— START EXTRACTED ENTRIES —
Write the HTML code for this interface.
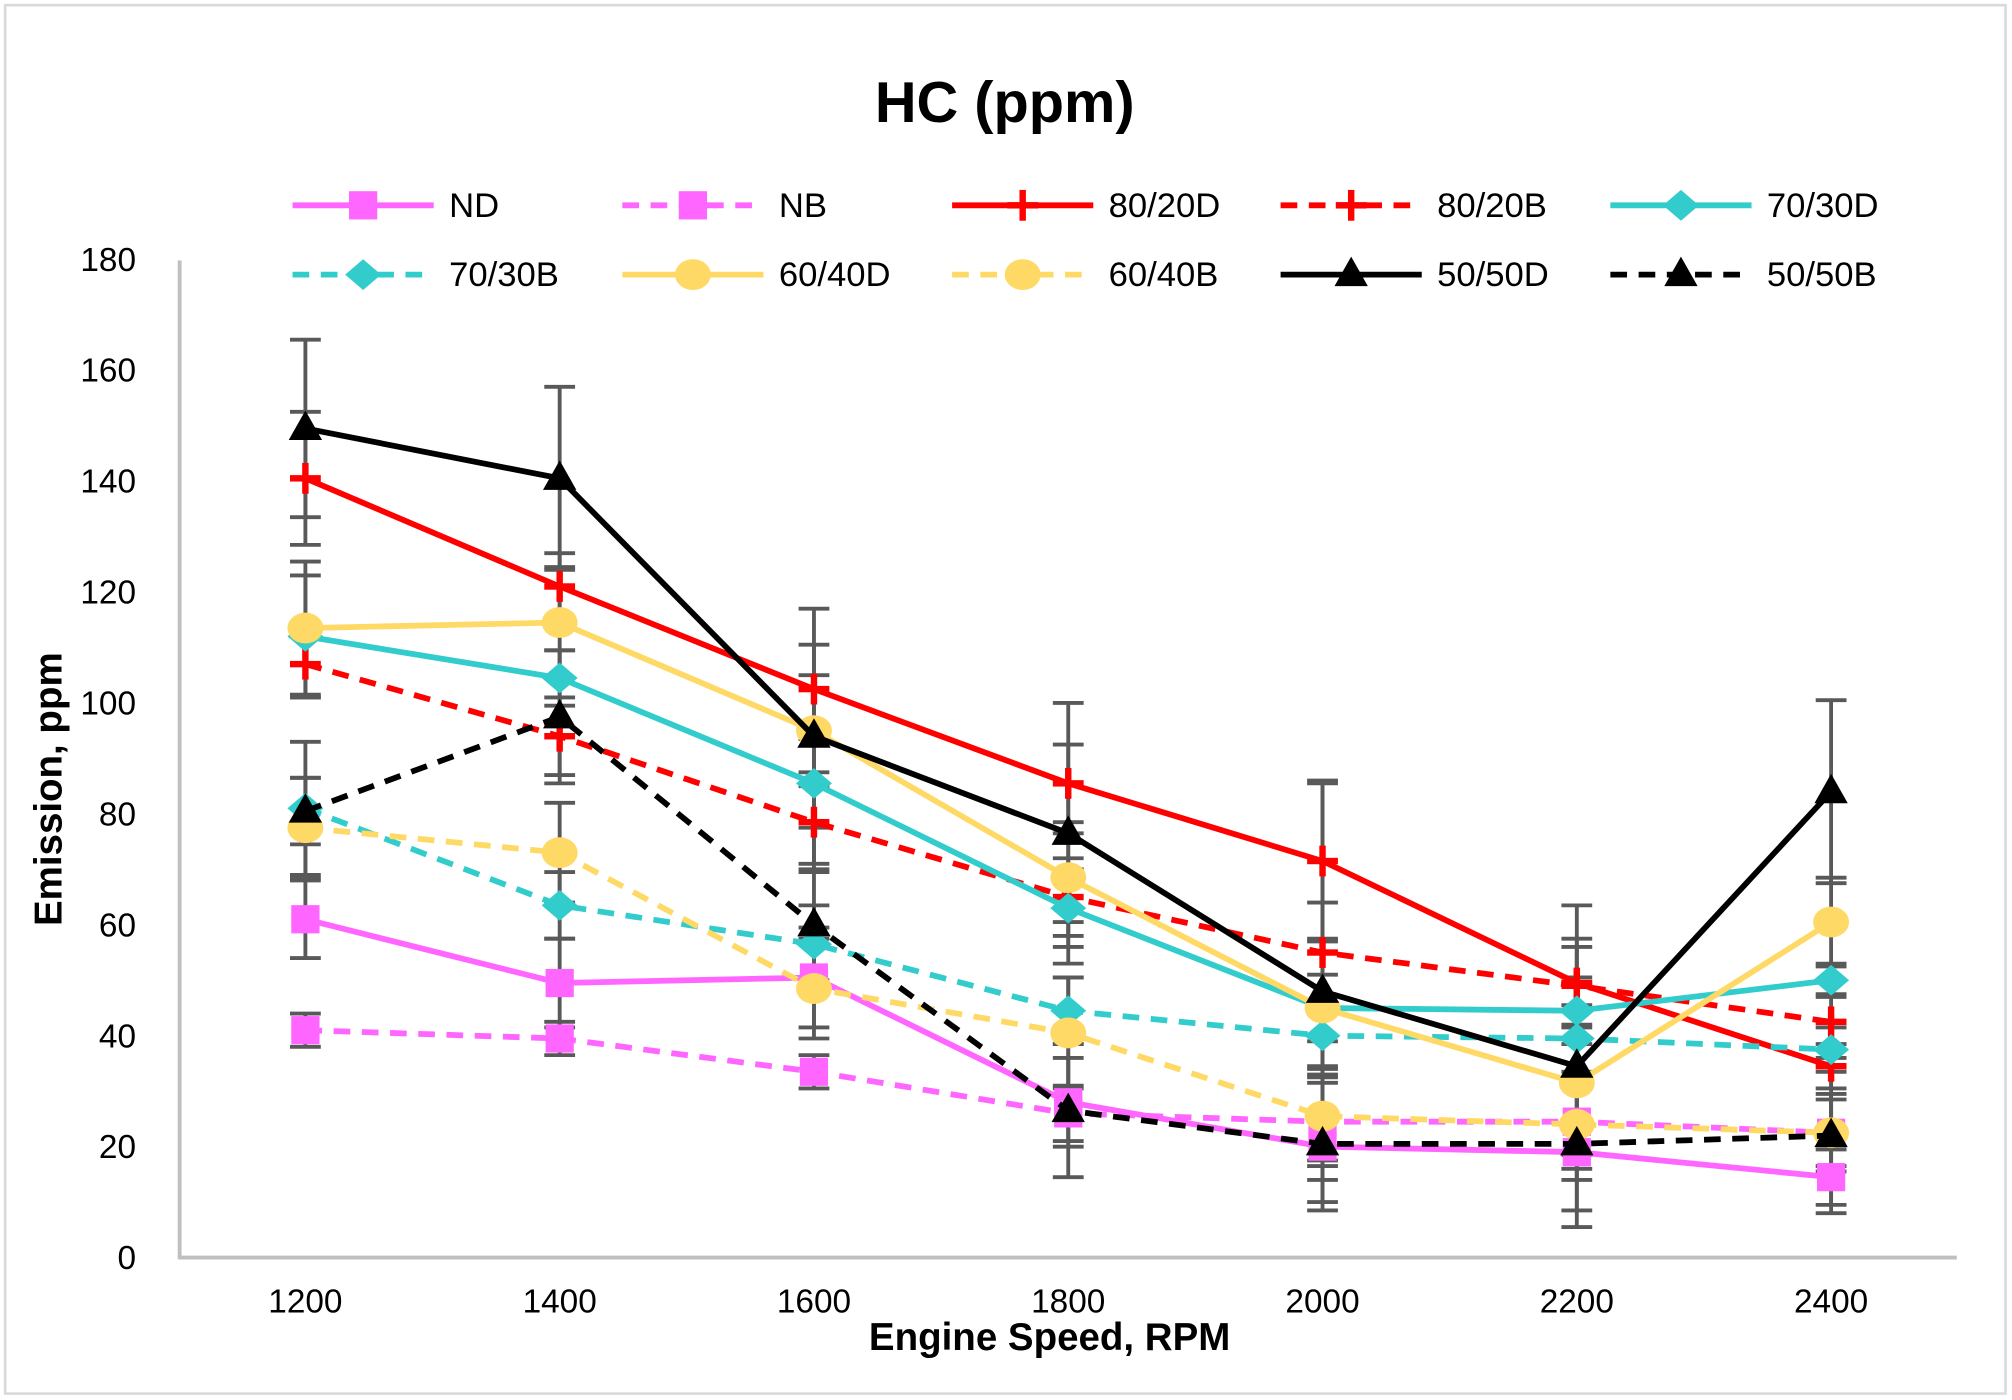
— END EXTRACTED ENTRIES —
— START EXTRACTED ENTRIES —
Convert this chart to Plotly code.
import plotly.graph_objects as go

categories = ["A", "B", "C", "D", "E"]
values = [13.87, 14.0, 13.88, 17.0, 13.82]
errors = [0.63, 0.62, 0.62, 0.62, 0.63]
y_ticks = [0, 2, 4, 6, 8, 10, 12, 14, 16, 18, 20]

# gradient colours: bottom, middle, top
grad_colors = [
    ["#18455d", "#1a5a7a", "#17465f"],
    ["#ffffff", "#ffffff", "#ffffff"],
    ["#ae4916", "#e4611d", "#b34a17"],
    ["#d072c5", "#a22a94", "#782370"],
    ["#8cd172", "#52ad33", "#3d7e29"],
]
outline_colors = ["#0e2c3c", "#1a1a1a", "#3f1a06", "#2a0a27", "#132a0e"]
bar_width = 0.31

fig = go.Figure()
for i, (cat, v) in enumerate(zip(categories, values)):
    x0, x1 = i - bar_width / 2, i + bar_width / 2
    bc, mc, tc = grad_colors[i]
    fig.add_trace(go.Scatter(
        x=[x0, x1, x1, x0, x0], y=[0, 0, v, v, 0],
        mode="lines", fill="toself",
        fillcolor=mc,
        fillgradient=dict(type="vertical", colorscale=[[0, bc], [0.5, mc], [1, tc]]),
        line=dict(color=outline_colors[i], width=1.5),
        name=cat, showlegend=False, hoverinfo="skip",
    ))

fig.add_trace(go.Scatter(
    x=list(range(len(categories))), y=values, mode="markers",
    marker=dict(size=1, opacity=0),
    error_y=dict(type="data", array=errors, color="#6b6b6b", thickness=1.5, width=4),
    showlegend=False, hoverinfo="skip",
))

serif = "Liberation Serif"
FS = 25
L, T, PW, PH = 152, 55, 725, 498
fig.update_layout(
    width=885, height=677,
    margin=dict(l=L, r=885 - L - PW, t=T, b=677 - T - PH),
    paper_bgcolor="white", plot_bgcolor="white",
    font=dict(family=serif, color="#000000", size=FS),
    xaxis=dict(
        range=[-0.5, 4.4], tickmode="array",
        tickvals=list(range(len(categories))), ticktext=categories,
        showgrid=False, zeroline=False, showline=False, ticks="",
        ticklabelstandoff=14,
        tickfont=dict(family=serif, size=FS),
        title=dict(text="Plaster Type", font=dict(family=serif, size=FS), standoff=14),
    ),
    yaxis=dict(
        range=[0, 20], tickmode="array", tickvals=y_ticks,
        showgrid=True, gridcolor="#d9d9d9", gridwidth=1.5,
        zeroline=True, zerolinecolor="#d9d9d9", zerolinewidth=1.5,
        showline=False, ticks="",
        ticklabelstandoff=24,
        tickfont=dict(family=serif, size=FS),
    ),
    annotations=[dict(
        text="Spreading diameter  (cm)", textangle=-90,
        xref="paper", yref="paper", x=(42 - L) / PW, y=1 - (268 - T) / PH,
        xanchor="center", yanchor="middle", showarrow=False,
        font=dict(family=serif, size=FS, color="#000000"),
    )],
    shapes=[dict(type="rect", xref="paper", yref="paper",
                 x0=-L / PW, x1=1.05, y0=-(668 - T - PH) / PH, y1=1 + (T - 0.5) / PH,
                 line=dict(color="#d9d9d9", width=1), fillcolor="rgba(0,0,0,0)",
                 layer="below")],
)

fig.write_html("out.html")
— END EXTRACTED ENTRIES —
— START EXTRACTED ENTRIES —
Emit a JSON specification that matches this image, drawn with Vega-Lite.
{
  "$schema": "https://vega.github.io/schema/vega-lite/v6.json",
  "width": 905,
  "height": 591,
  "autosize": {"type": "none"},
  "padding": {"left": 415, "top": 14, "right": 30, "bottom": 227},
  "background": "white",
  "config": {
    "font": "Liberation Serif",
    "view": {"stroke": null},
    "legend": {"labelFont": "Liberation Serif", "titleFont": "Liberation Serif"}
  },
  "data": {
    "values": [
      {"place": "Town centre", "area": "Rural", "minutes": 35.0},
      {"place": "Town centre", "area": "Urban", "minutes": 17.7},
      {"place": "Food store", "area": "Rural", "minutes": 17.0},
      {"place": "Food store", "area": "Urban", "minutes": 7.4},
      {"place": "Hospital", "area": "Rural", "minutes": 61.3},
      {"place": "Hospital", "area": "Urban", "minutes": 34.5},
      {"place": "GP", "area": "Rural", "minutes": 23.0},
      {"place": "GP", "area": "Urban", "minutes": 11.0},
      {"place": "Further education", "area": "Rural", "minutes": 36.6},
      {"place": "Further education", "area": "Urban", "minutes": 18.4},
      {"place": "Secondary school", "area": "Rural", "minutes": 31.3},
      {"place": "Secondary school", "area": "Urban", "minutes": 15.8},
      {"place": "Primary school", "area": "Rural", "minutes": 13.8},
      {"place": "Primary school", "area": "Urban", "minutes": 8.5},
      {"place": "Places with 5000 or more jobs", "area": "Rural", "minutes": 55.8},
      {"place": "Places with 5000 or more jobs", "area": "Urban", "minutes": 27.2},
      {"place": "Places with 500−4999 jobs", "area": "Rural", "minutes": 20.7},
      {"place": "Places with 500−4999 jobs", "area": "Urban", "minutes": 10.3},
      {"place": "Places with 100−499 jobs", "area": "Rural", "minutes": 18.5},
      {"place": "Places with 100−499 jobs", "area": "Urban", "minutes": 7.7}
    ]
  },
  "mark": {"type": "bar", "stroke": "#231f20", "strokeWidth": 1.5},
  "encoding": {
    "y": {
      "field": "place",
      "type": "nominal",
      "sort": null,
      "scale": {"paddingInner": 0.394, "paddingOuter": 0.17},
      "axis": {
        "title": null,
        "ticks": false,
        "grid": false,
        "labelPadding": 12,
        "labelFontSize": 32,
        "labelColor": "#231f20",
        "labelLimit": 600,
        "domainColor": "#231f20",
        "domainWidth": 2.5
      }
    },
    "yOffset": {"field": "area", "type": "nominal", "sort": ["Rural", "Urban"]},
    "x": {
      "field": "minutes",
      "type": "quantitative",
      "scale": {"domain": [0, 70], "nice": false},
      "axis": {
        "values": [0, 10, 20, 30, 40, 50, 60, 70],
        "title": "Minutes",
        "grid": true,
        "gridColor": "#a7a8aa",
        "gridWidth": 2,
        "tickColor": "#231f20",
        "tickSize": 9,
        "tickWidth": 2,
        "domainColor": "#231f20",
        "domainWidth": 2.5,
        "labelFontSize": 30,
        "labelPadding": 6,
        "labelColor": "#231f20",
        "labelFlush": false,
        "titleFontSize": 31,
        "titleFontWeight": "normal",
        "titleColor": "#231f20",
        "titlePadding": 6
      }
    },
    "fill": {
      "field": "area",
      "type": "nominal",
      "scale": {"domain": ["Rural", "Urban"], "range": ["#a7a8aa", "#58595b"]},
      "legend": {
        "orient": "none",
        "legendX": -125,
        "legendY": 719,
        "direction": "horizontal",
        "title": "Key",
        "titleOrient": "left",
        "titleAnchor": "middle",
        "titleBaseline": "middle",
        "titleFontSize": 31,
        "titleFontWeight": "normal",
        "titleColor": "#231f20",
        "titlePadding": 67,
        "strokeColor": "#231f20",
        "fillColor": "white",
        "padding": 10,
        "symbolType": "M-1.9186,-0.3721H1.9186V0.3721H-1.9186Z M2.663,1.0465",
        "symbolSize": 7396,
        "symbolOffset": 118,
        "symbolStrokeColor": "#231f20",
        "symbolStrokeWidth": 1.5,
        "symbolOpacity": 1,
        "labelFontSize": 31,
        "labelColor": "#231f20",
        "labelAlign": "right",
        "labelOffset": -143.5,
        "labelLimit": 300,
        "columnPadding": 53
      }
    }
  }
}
— END EXTRACTED ENTRIES —
(WORK TO COMPLETE)
Output exactly those lines that lie from the line with "Convert this chart to Plotly code." through the line with "16, 18, 20]", with both of those lines included.

(THE ANSWER)
Convert this chart to Plotly code.
import plotly.graph_objects as go

categories = ["A", "B", "C", "D", "E"]
values = [13.87, 14.0, 13.88, 17.0, 13.82]
errors = [0.63, 0.62, 0.62, 0.62, 0.63]
y_ticks = [0, 2, 4, 6, 8, 10, 12, 14, 16, 18, 20]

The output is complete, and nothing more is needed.